* Start *

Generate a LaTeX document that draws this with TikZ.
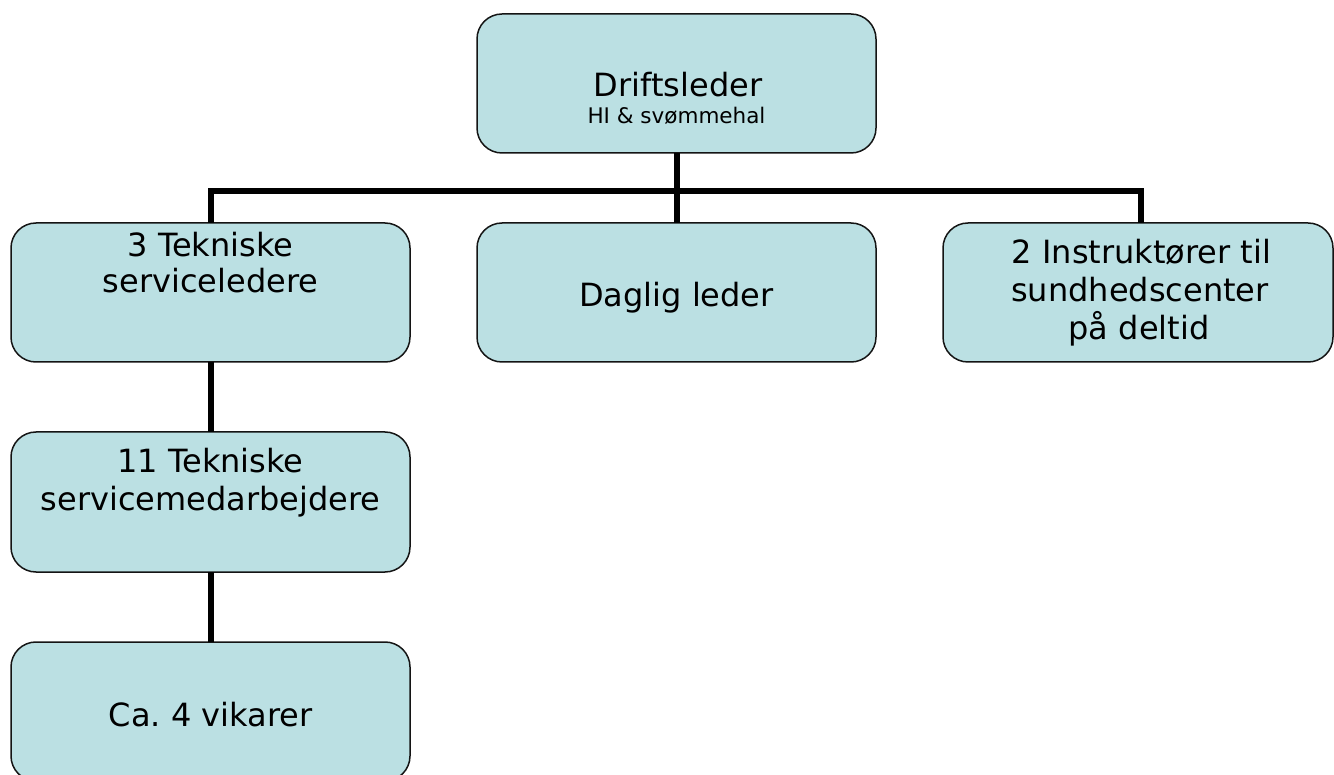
\documentclass[tikz,border=0pt]{standalone}
\usepackage{fontspec}
\setmainfont{DejaVu Sans}
\frenchspacing
\definecolor{boxfill}{RGB}{187,224,227}
\definecolor{boxline}{RGB}{20,20,20}
\tikzset{
  orgbox/.style={draw=boxline, line width=1.5pt, fill=boxfill, rounded corners=25pt,
    minimum width=399pt, minimum height=139pt, inner sep=0pt, outer sep=0pt},
  bigtxt/.style={anchor=base, inner sep=0pt, font=\fontsize{32}{38}\selectfont},
  smalltxt/.style={anchor=base, inner sep=0pt, font=\fontsize{21.5}{24}\selectfont},
  conn/.style={line width=6pt, draw=black, line join=miter}
}
\begin{document}
\begin{tikzpicture}[x=1pt,y=-1pt]
\useasboundingbox (0,0) rectangle (1334,775);
% boxes
\node[orgbox] (top) at (676.5,83.5) {};
\node[orgbox] (b1) at (210.5,292.5) {};
\node[orgbox] (b2) at (676.5,292.5) {};
\node[orgbox, minimum width=390pt] (b3) at (1138,292.5) {};
\node[orgbox, minimum height=140pt] (b4) at (210.5,502) {};
\node[orgbox] (b5) at (210.5,711.5) {};
% connectors
\coordinate (j) at (676.5,191);
\coordinate (b3top) at (1141,223);
\draw[conn] (top.south) -- (j);
\draw[conn] (b2.north) -- (j);
\draw[conn] (b1.north) |- (j) -| (b3top);
\draw[conn] (b1.south) -- (b4.north);
\draw[conn] (b4.south) -- (b5.north);
% texts
\node[bigtxt] (t0) at (678,97) {Driftsleder};
\node[smalltxt] (t0s) at (676.5,124) {HI \& svømmehal};
\node[bigtxt] (t1a) at (210.5,257) {3 Tekniske};
\node[bigtxt] (t1b) at (210.5,293) {serviceledere};
\node[bigtxt] (t2) at (676.5,307) {Daglig leder};
\node[bigtxt] (t3a) at (1141.5,264) {2 Instruktører til};
\node[bigtxt] (t3b) at (1140,302) {sundhedscenter};
\node[bigtxt] (t3c) at (1139,340) {på deltid};
\node[bigtxt] (t4a) at (210.5,473) {11 Tekniske};
\node[bigtxt] (t4b) at (210.5,511) {servicemedarbejdere};
\node[bigtxt] (t5) at (210.5,726) {Ca. 4 vikarer};
\end{tikzpicture}
\end{document}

* End *

> [DIRECTIONS FOR THIS TASK]
Quote every line word for word and keep the images out of the copy.

> [FINISHED TASK]
Generate a LaTeX document that draws this with TikZ.
\documentclass[tikz,border=0pt]{standalone}
\usepackage{fontspec}
\setmainfont{DejaVu Sans}
\frenchspacing
\definecolor{boxfill}{RGB}{187,224,227}
\definecolor{boxline}{RGB}{20,20,20}
\tikzset{
  orgbox/.style={draw=boxline, line width=1.5pt, fill=boxfill, rounded corners=25pt,
    minimum width=399pt, minimum height=139pt, inner sep=0pt, outer sep=0pt},
  bigtxt/.style={anchor=base, inner sep=0pt, font=\fontsize{32}{38}\selectfont},
  smalltxt/.style={anchor=base, inner sep=0pt, font=\fontsize{21.5}{24}\selectfont},
  conn/.style={line width=6pt, draw=black, line join=miter}
}
\begin{document}
\begin{tikzpicture}[x=1pt,y=-1pt]
\useasboundingbox (0,0) rectangle (1334,775);
% boxes
\node[orgbox] (top) at (676.5,83.5) {};
\node[orgbox] (b1) at (210.5,292.5) {};
\node[orgbox] (b2) at (676.5,292.5) {};
\node[orgbox, minimum width=390pt] (b3) at (1138,292.5) {};
\node[orgbox, minimum height=140pt] (b4) at (210.5,502) {};
\node[orgbox] (b5) at (210.5,711.5) {};
% connectors
\coordinate (j) at (676.5,191);
\coordinate (b3top) at (1141,223);
\draw[conn] (top.south) -- (j);
\draw[conn] (b2.north) -- (j);
\draw[conn] (b1.north) |- (j) -| (b3top);
\draw[conn] (b1.south) -- (b4.north);
\draw[conn] (b4.south) -- (b5.north);
% texts
\node[bigtxt] (t0) at (678,97) {Driftsleder};
\node[smalltxt] (t0s) at (676.5,124) {HI \& svømmehal};
\node[bigtxt] (t1a) at (210.5,257) {3 Tekniske};
\node[bigtxt] (t1b) at (210.5,293) {serviceledere};
\node[bigtxt] (t2) at (676.5,307) {Daglig leder};
\node[bigtxt] (t3a) at (1141.5,264) {2 Instruktører til};
\node[bigtxt] (t3b) at (1140,302) {sundhedscenter};
\node[bigtxt] (t3c) at (1139,340) {på deltid};
\node[bigtxt] (t4a) at (210.5,473) {11 Tekniske};
\node[bigtxt] (t4b) at (210.5,511) {servicemedarbejdere};
\node[bigtxt] (t5) at (210.5,726) {Ca. 4 vikarer};
\end{tikzpicture}
\end{document}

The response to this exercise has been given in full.